By Terry Flanagan

Big Data Solutions Emerge

In-memory databases and massively parallel processors are deployed.

Capital markets firms are coming to grips with the challenges associated with capturing, storing and analyzing enormous volume of data in a cost-efficient manner.

“We can answer most of our problems with existing data analytics, but what we find intriguing about Big Data is the cost structure of storing large amounts of historic data,” Ed Dabagian-Paul, vice president of technical architecture at Credit Suisse, said during a recent webinar.

Big Data projects are being undertaken in litigation response/regulatory compliance; control over internal data and applications, risk analytics/enterprise risk management; and trading analytics/on-demand database analytics.

“Capital markets institutions of all types-buy side, sell side, exchanges, regulators and service providers—are considering and in some cases implementing Big Data solutions in response to the huge volumes of data they are forced to deal with,” according to a report by A-Team Group.

While Big Data solutions are still in their infancy, market practitioners are taking their promise of handling large volumes of structured and unstructured data seriously, and expect to see deployment sin the next 12 to 18 months, the report said.

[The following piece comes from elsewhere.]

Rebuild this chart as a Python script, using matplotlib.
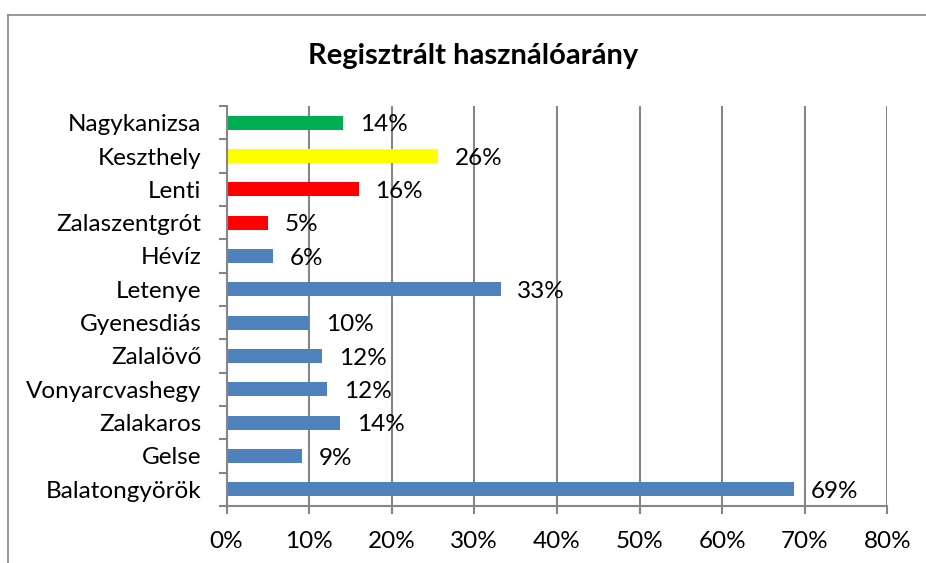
import matplotlib
matplotlib.use("Agg")
import matplotlib.pyplot as plt
from matplotlib.lines import Line2D
from matplotlib.ticker import FixedLocator, PercentFormatter

plt.rcParams['font.family'] = ['Lato', 'DejaVu Sans']

title = "Regisztrált használóarány"
categories = ["Balatongyörök", "Gelse", "Zalakaros", "Vonyarcvashegy", "Zalalövő",
              "Gyenesdiás", "Letenye", "Hévíz", "Zalaszentgrót", "Lenti",
              "Keszthely", "Nagykanizsa"]
values = [68.7, 9.2, 13.8, 12.2, 11.6, 10.0, 33.2, 5.6, 5.0, 16.0, 25.6, 14.1]
bar_colors = ["#4F81BD"] * 8 + ["#FF0000", "#FF0000", "#FFFF00", "#00B050"]
x_ticks = [0, 10, 20, 30, 40, 50, 60, 70, 80]

W, H = 926, 563
fig = plt.figure(figsize=(W / 100, H / 100), dpi=100)
ax = fig.add_axes([226.5 / W, 1 - 506 / H, (887.3 - 226.5) / W, 400 / H])

grey = "#868686"
fs = 17.5
ypos = list(range(len(categories)))
ax.barh(ypos, values, height=0.42, color=bar_colors, zorder=3)

ax.set_xlim(0, 80)
ax.set_ylim(-0.5, len(categories) - 0.5)
ax.xaxis.set_major_locator(FixedLocator(x_ticks))
ax.xaxis.set_major_formatter(PercentFormatter(decimals=0))
ax.grid(axis='x', color=grey, linewidth=1.5, zorder=1)
ax.set_yticks(ypos)
ax.set_yticklabels(categories)
ax.set_yticks([i - 0.5 for i in range(len(categories) + 1)], minor=True)
ax.tick_params(axis='y', which='major', length=0, pad=18, labelsize=fs)
ax.tick_params(axis='y', which='minor', length=6, width=1.5, color=grey, direction='out')
ax.tick_params(axis='x', which='major', length=6, width=1.5, color=grey, direction='out',
               pad=12, labelsize=fs)
for s in ['top', 'right']:
    ax.spines[s].set_visible(False)
for s in ['left', 'bottom']:
    ax.spines[s].set_color(grey)
    ax.spines[s].set_linewidth(1.5)
    ax.spines[s].set_zorder(4)

for y, v in zip(ypos, values):
    ax.annotate(f"{round(v)}%", xy=(v, y), xytext=(12, -1.5), textcoords='offset points',
                va='center', ha='left', fontsize=fs, zorder=5)

fig.text(473 / W, 1 - 64 / H, title, ha='center', va='baseline',
         fontsize=21, fontweight='bold')

# chart frame (top and left edges visible)
fig.add_artist(Line2D([7.5 / W, 1.0], [1 - 14.5 / H, 1 - 14.5 / H], color=grey,
                      linewidth=1.2, transform=fig.transFigure))
fig.add_artist(Line2D([7.5 / W, 7.5 / W], [1 - 14.5 / H, 0], color=grey,
                      linewidth=1.2, transform=fig.transFigure))

fig.savefig("out.png", dpi=100)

According to a survey of data technologists in financial institutions conducted by A-Team Group, few firms have solutions in place to handle unstructured data such as email, IMs, PDFs, audio and video, and social media.

Firms are attempting to synthesize traditional database technology for structured data with emerging Big Data technologies for unstructured data, such as Hadoop.

The survey found that massively parallel processors, which involve the coordinated processing of a program between multiple independent computers, each with its own operating system and memory, were cited by 31% of respondents as a potential solution.

In-memory databases, which store data in main memory rather than on disk, were cited by 17% of respondents, and NoSQL, which are “shell” relational database management systems that don’t use Structured Query Language, were cited by 15% of respondents.